>>>
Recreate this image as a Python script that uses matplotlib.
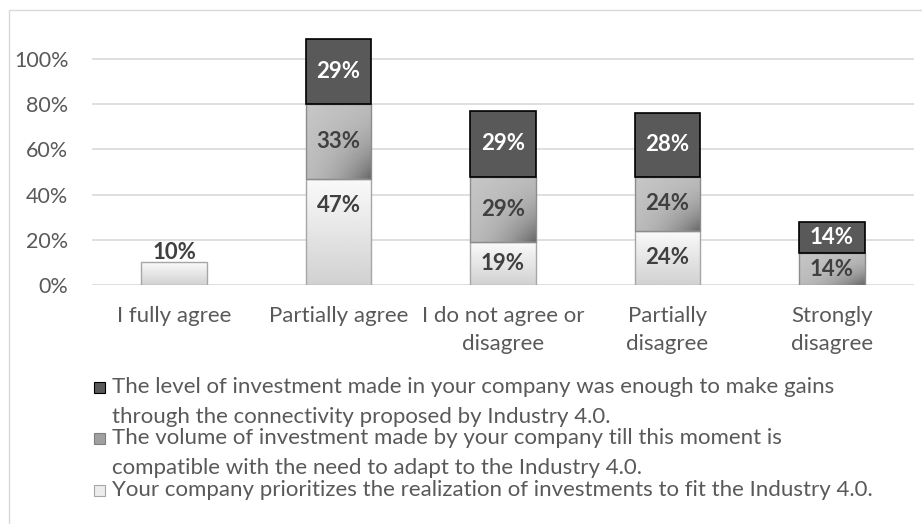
import numpy as np
import matplotlib
matplotlib.use("Agg")
import matplotlib.pyplot as plt
from matplotlib.patches import Rectangle

plt.rcParams['font.family'] = ['Lato', 'DejaVu Sans']

# data (percent)
categories = ["I fully agree", "Partially agree", "I do not agree or\ndisagree",
              "Partially\ndisagree", "Strongly\ndisagree"]
prioritizes = [10, 47, 19, 24, 0]     # light, bottom
volume = [0, 33, 29, 24, 14]          # mid, middle
level = [0, 29, 29, 28, 14]           # dark, top
legend_labels = [
    "The level of investment made in your company was enough to make gains\n"
    "through the connectivity proposed by Industry 4.0.",
    "The volume of investment made by your company till this moment is\n"
    "compatible with the need to adapt to the Industry 4.0.",
    "Your company prioritizes the realization of investments to fit the Industry 4.0.",
]
yticks = [0, 20, 40, 60, 80, 100]

W, H = 922, 524
fig = plt.figure(figsize=(W / 100, H / 100), dpi=100)
ax = fig.add_axes([92 / W, 1 - 285 / H, (914 - 92) / W, (285 - 20) / H])

# chart frame
fig.patches.append(Rectangle((9 / W, -0.1), 1.2, 1 - 10 / H + 0.1, transform=fig.transFigure,
                             fill=False, edgecolor='#d9d9d9', linewidth=1.0))

x = np.arange(len(categories))
width = 0.4
ymax = (285 - 20) / 226 * 100


def light_grad(n=64):
    v = np.linspace(0, 1, n)[:, None]
    return np.repeat(0.98 - 0.16 * v, 4, axis=1)


def mid_grad(n=64):
    u = np.linspace(0, 1, n)[None, :]
    v = np.linspace(0, 1, n)[:, None]
    return 0.78 - 0.10 * (u + v) / 2 - 0.28 * (u * v) ** 2


series = [
    # values, gradient, edge colour, label colour, edge width, is bottom series
    (prioritizes, light_grad(), '#a6a6a6', '#404040', 1.0, True),
    (volume, mid_grad(), '#8c8c8c', '#404040', 1.0, False),
    (level, None, '#000000', 'white', 1.2, False),
]

bottom = np.zeros(len(categories))
for vals, grad, edge, tcolor, lw, is_base in series:
    vals = np.array(vals, dtype=float)
    bars = ax.bar(x, vals, width, bottom=bottom,
                  facecolor='#595959' if grad is None else 'none',
                  edgecolor=edge, linewidth=lw, zorder=3)
    for i, b in enumerate(bars):
        if vals[i] <= 0:
            b.set_visible(False)
            continue
        if grad is not None:
            x0 = b.get_x()
            im = ax.imshow(grad, extent=[x0, x0 + b.get_width(), bottom[i], bottom[i] + vals[i]],
                           cmap='gray', vmin=0, vmax=1, aspect='auto', origin='upper',
                           interpolation='bilinear', zorder=2)
            im.set_clip_path(b)
        # label position
        if vals[i] < 12:
            ty = bottom[i] + vals[i] + 4.5
            col = '#404040'
        else:
            ty = bottom[i] + vals[i] / 2
            if is_base:
                ty = max(ty, bottom[i] + vals[i] - 12)
            col = tcolor
        ax.text(x[i], ty, f"{vals[i]:.0f}%", ha='center', va='center',
                fontsize=16, fontweight='bold', color=col, zorder=5)
    bottom = bottom + vals

ax.set_xlim(-0.5, len(categories) - 0.5)
ax.set_ylim(0, ymax)
ax.set_yticks(yticks)
ax.set_yticklabels([f"{t}%" for t in yticks])
ax.set_xticks(x)
ax.set_xticklabels(categories, linespacing=1.5)
ax.tick_params(axis='both', length=0, labelsize=16, colors='#595959')
ax.tick_params(axis='y', labelsize=15.5, pad=17)
ax.tick_params(axis='x', pad=15)
ax.yaxis.grid(True, color='#d9d9d9', linewidth=1.2)
ax.set_axisbelow(True)
for s in ax.spines.values():
    s.set_visible(False)

# legend drawn by hand
line_y = [[387, 417], [438, 468], [490]]
marker_style = [('#595959', '#000000'), ('#a0a0a0', '#7f7f7f'), ('#ececec', '#a6a6a6')]
for label, ys, (fc, ec) in zip(legend_labels, line_y, marker_style):
    lines = label.split("\n")
    fig.patches.append(Rectangle((94 / W, 1 - (ys[0] + 5.5) / H), 11 / W, 11 / H,
                                 transform=fig.transFigure, facecolor=fc, edgecolor=ec,
                                 linewidth=0.8))
    for txt, yy in zip(lines, ys):
        fig.text(112 / W, 1 - yy / H, txt, ha='left', va='center', fontsize=16, color='#595959')

fig.savefig("out.png", dpi=100)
<<<
**Your goal:** Working from the material above, transcribe it exactly while omitting pictures.

**Complete output:**
Recreate this image as a Python script that uses matplotlib.
import numpy as np
import matplotlib
matplotlib.use("Agg")
import matplotlib.pyplot as plt
from matplotlib.patches import Rectangle

plt.rcParams['font.family'] = ['Lato', 'DejaVu Sans']

# data (percent)
categories = ["I fully agree", "Partially agree", "I do not agree or\ndisagree",
              "Partially\ndisagree", "Strongly\ndisagree"]
prioritizes = [10, 47, 19, 24, 0]     # light, bottom
volume = [0, 33, 29, 24, 14]          # mid, middle
level = [0, 29, 29, 28, 14]           # dark, top
legend_labels = [
    "The level of investment made in your company was enough to make gains\n"
    "through the connectivity proposed by Industry 4.0.",
    "The volume of investment made by your company till this moment is\n"
    "compatible with the need to adapt to the Industry 4.0.",
    "Your company prioritizes the realization of investments to fit the Industry 4.0.",
]
yticks = [0, 20, 40, 60, 80, 100]

W, H = 922, 524
fig = plt.figure(figsize=(W / 100, H / 100), dpi=100)
ax = fig.add_axes([92 / W, 1 - 285 / H, (914 - 92) / W, (285 - 20) / H])

# chart frame
fig.patches.append(Rectangle((9 / W, -0.1), 1.2, 1 - 10 / H + 0.1, transform=fig.transFigure,
                             fill=False, edgecolor='#d9d9d9', linewidth=1.0))

x = np.arange(len(categories))
width = 0.4
ymax = (285 - 20) / 226 * 100


def light_grad(n=64):
    v = np.linspace(0, 1, n)[:, None]
    return np.repeat(0.98 - 0.16 * v, 4, axis=1)


def mid_grad(n=64):
    u = np.linspace(0, 1, n)[None, :]
    v = np.linspace(0, 1, n)[:, None]
    return 0.78 - 0.10 * (u + v) / 2 - 0.28 * (u * v) ** 2


series = [
    # values, gradient, edge colour, label colour, edge width, is bottom series
    (prioritizes, light_grad(), '#a6a6a6', '#404040', 1.0, True),
    (volume, mid_grad(), '#8c8c8c', '#404040', 1.0, False),
    (level, None, '#000000', 'white', 1.2, False),
]

bottom = np.zeros(len(categories))
for vals, grad, edge, tcolor, lw, is_base in series:
    vals = np.array(vals, dtype=float)
    bars = ax.bar(x, vals, width, bottom=bottom,
                  facecolor='#595959' if grad is None else 'none',
                  edgecolor=edge, linewidth=lw, zorder=3)
    for i, b in enumerate(bars):
        if vals[i] <= 0:
            b.set_visible(False)
            continue
        if grad is not None:
            x0 = b.get_x()
            im = ax.imshow(grad, extent=[x0, x0 + b.get_width(), bottom[i], bottom[i] + vals[i]],
                           cmap='gray', vmin=0, vmax=1, aspect='auto', origin='upper',
                           interpolation='bilinear', zorder=2)
            im.set_clip_path(b)
        # label position
        if vals[i] < 12:
            ty = bottom[i] + vals[i] + 4.5
            col = '#404040'
        else:
            ty = bottom[i] + vals[i] / 2
            if is_base:
                ty = max(ty, bottom[i] + vals[i] - 12)
            col = tcolor
        ax.text(x[i], ty, f"{vals[i]:.0f}%", ha='center', va='center',
                fontsize=16, fontweight='bold', color=col, zorder=5)
    bottom = bottom + vals

ax.set_xlim(-0.5, len(categories) - 0.5)
ax.set_ylim(0, ymax)
ax.set_yticks(yticks)
ax.set_yticklabels([f"{t}%" for t in yticks])
ax.set_xticks(x)
ax.set_xticklabels(categories, linespacing=1.5)
ax.tick_params(axis='both', length=0, labelsize=16, colors='#595959')
ax.tick_params(axis='y', labelsize=15.5, pad=17)
ax.tick_params(axis='x', pad=15)
ax.yaxis.grid(True, color='#d9d9d9', linewidth=1.2)
ax.set_axisbelow(True)
for s in ax.spines.values():
    s.set_visible(False)

# legend drawn by hand
line_y = [[387, 417], [438, 468], [490]]
marker_style = [('#595959', '#000000'), ('#a0a0a0', '#7f7f7f'), ('#ececec', '#a6a6a6')]
for label, ys, (fc, ec) in zip(legend_labels, line_y, marker_style):
    lines = label.split("\n")
    fig.patches.append(Rectangle((94 / W, 1 - (ys[0] + 5.5) / H), 11 / W, 11 / H,
                                 transform=fig.transFigure, facecolor=fc, edgecolor=ec,
                                 linewidth=0.8))
    for txt, yy in zip(lines, ys):
        fig.text(112 / W, 1 - yy / H, txt, ha='left', va='center', fontsize=16, color='#595959')

fig.savefig("out.png", dpi=100)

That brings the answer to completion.